## GIVEN INSTRUCTION
Give every line below again, exactly.

## MATERIAL
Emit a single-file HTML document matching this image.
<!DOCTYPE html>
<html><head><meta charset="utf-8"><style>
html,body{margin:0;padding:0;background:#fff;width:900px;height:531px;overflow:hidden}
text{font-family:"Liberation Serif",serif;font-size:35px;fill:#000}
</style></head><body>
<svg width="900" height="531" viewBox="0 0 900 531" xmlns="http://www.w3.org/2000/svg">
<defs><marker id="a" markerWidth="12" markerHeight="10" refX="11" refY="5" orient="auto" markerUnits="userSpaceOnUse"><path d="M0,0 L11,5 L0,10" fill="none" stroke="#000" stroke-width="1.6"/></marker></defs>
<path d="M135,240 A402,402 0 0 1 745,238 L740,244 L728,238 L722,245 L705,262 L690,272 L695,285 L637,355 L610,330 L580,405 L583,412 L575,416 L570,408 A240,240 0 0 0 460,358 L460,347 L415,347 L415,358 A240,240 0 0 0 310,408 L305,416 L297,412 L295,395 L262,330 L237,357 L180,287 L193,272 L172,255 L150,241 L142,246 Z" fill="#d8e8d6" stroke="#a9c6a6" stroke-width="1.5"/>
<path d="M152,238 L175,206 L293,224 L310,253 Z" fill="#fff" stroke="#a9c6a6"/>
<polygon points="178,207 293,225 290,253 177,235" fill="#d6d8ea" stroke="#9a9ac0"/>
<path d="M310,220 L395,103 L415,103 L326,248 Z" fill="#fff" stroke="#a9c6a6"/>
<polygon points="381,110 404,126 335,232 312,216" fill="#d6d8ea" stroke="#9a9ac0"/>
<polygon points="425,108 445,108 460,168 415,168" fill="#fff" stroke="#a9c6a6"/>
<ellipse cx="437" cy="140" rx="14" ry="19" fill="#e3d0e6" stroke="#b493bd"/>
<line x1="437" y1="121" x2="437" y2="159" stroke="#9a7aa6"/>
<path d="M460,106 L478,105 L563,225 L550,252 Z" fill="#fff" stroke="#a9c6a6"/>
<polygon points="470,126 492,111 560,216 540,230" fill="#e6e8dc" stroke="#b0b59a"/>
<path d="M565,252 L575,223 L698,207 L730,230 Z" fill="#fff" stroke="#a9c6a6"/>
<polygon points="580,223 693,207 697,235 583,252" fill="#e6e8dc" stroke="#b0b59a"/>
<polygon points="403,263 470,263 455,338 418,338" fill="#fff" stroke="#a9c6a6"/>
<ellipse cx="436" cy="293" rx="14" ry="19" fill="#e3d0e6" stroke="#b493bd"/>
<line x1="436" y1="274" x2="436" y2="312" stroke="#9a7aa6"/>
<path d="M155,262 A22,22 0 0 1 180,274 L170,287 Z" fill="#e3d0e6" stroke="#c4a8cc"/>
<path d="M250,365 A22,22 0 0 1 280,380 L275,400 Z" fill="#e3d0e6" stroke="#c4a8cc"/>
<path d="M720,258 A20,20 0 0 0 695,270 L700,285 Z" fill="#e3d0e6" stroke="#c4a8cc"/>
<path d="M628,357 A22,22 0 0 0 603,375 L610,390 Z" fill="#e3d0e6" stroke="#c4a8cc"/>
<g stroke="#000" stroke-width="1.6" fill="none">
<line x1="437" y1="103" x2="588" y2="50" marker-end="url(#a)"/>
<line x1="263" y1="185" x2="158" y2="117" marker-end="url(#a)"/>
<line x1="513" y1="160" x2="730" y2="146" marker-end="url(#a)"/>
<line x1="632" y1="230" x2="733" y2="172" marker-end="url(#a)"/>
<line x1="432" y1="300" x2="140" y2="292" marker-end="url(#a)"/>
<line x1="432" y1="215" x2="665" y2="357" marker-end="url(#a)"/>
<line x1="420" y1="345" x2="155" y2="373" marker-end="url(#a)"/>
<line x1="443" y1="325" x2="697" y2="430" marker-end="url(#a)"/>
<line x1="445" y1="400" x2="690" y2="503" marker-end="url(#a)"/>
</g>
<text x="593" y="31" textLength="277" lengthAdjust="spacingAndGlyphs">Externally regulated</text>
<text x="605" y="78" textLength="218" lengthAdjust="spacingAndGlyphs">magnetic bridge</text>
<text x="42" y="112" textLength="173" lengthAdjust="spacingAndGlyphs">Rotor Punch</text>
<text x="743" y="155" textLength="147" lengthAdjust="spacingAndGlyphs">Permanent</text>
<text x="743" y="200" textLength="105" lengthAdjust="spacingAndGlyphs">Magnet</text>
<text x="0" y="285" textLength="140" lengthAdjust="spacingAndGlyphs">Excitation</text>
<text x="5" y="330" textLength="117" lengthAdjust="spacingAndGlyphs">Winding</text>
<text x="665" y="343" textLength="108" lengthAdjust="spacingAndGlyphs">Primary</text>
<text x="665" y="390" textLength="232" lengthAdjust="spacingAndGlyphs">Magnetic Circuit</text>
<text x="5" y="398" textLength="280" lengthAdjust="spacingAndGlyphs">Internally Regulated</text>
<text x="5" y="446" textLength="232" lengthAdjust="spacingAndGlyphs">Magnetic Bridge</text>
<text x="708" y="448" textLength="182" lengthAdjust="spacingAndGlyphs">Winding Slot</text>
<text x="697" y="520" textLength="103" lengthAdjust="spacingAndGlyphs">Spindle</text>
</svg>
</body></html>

## WRITTEN RESPONSE
Emit a single-file HTML document matching this image.
<!DOCTYPE html>
<html><head><meta charset="utf-8"><style>
html,body{margin:0;padding:0;background:#fff;width:900px;height:531px;overflow:hidden}
text{font-family:"Liberation Serif",serif;font-size:35px;fill:#000}
</style></head><body>
<svg width="900" height="531" viewBox="0 0 900 531" xmlns="http://www.w3.org/2000/svg">
<defs><marker id="a" markerWidth="12" markerHeight="10" refX="11" refY="5" orient="auto" markerUnits="userSpaceOnUse"><path d="M0,0 L11,5 L0,10" fill="none" stroke="#000" stroke-width="1.6"/></marker></defs>
<path d="M135,240 A402,402 0 0 1 745,238 L740,244 L728,238 L722,245 L705,262 L690,272 L695,285 L637,355 L610,330 L580,405 L583,412 L575,416 L570,408 A240,240 0 0 0 460,358 L460,347 L415,347 L415,358 A240,240 0 0 0 310,408 L305,416 L297,412 L295,395 L262,330 L237,357 L180,287 L193,272 L172,255 L150,241 L142,246 Z" fill="#d8e8d6" stroke="#a9c6a6" stroke-width="1.5"/>
<path d="M152,238 L175,206 L293,224 L310,253 Z" fill="#fff" stroke="#a9c6a6"/>
<polygon points="178,207 293,225 290,253 177,235" fill="#d6d8ea" stroke="#9a9ac0"/>
<path d="M310,220 L395,103 L415,103 L326,248 Z" fill="#fff" stroke="#a9c6a6"/>
<polygon points="381,110 404,126 335,232 312,216" fill="#d6d8ea" stroke="#9a9ac0"/>
<polygon points="425,108 445,108 460,168 415,168" fill="#fff" stroke="#a9c6a6"/>
<ellipse cx="437" cy="140" rx="14" ry="19" fill="#e3d0e6" stroke="#b493bd"/>
<line x1="437" y1="121" x2="437" y2="159" stroke="#9a7aa6"/>
<path d="M460,106 L478,105 L563,225 L550,252 Z" fill="#fff" stroke="#a9c6a6"/>
<polygon points="470,126 492,111 560,216 540,230" fill="#e6e8dc" stroke="#b0b59a"/>
<path d="M565,252 L575,223 L698,207 L730,230 Z" fill="#fff" stroke="#a9c6a6"/>
<polygon points="580,223 693,207 697,235 583,252" fill="#e6e8dc" stroke="#b0b59a"/>
<polygon points="403,263 470,263 455,338 418,338" fill="#fff" stroke="#a9c6a6"/>
<ellipse cx="436" cy="293" rx="14" ry="19" fill="#e3d0e6" stroke="#b493bd"/>
<line x1="436" y1="274" x2="436" y2="312" stroke="#9a7aa6"/>
<path d="M155,262 A22,22 0 0 1 180,274 L170,287 Z" fill="#e3d0e6" stroke="#c4a8cc"/>
<path d="M250,365 A22,22 0 0 1 280,380 L275,400 Z" fill="#e3d0e6" stroke="#c4a8cc"/>
<path d="M720,258 A20,20 0 0 0 695,270 L700,285 Z" fill="#e3d0e6" stroke="#c4a8cc"/>
<path d="M628,357 A22,22 0 0 0 603,375 L610,390 Z" fill="#e3d0e6" stroke="#c4a8cc"/>
<g stroke="#000" stroke-width="1.6" fill="none">
<line x1="437" y1="103" x2="588" y2="50" marker-end="url(#a)"/>
<line x1="263" y1="185" x2="158" y2="117" marker-end="url(#a)"/>
<line x1="513" y1="160" x2="730" y2="146" marker-end="url(#a)"/>
<line x1="632" y1="230" x2="733" y2="172" marker-end="url(#a)"/>
<line x1="432" y1="300" x2="140" y2="292" marker-end="url(#a)"/>
<line x1="432" y1="215" x2="665" y2="357" marker-end="url(#a)"/>
<line x1="420" y1="345" x2="155" y2="373" marker-end="url(#a)"/>
<line x1="443" y1="325" x2="697" y2="430" marker-end="url(#a)"/>
<line x1="445" y1="400" x2="690" y2="503" marker-end="url(#a)"/>
</g>
<text x="593" y="31" textLength="277" lengthAdjust="spacingAndGlyphs">Externally regulated</text>
<text x="605" y="78" textLength="218" lengthAdjust="spacingAndGlyphs">magnetic bridge</text>
<text x="42" y="112" textLength="173" lengthAdjust="spacingAndGlyphs">Rotor Punch</text>
<text x="743" y="155" textLength="147" lengthAdjust="spacingAndGlyphs">Permanent</text>
<text x="743" y="200" textLength="105" lengthAdjust="spacingAndGlyphs">Magnet</text>
<text x="0" y="285" textLength="140" lengthAdjust="spacingAndGlyphs">Excitation</text>
<text x="5" y="330" textLength="117" lengthAdjust="spacingAndGlyphs">Winding</text>
<text x="665" y="343" textLength="108" lengthAdjust="spacingAndGlyphs">Primary</text>
<text x="665" y="390" textLength="232" lengthAdjust="spacingAndGlyphs">Magnetic Circuit</text>
<text x="5" y="398" textLength="280" lengthAdjust="spacingAndGlyphs">Internally Regulated</text>
<text x="5" y="446" textLength="232" lengthAdjust="spacingAndGlyphs">Magnetic Bridge</text>
<text x="708" y="448" textLength="182" lengthAdjust="spacingAndGlyphs">Winding Slot</text>
<text x="697" y="520" textLength="103" lengthAdjust="spacingAndGlyphs">Spindle</text>
</svg>
</body></html>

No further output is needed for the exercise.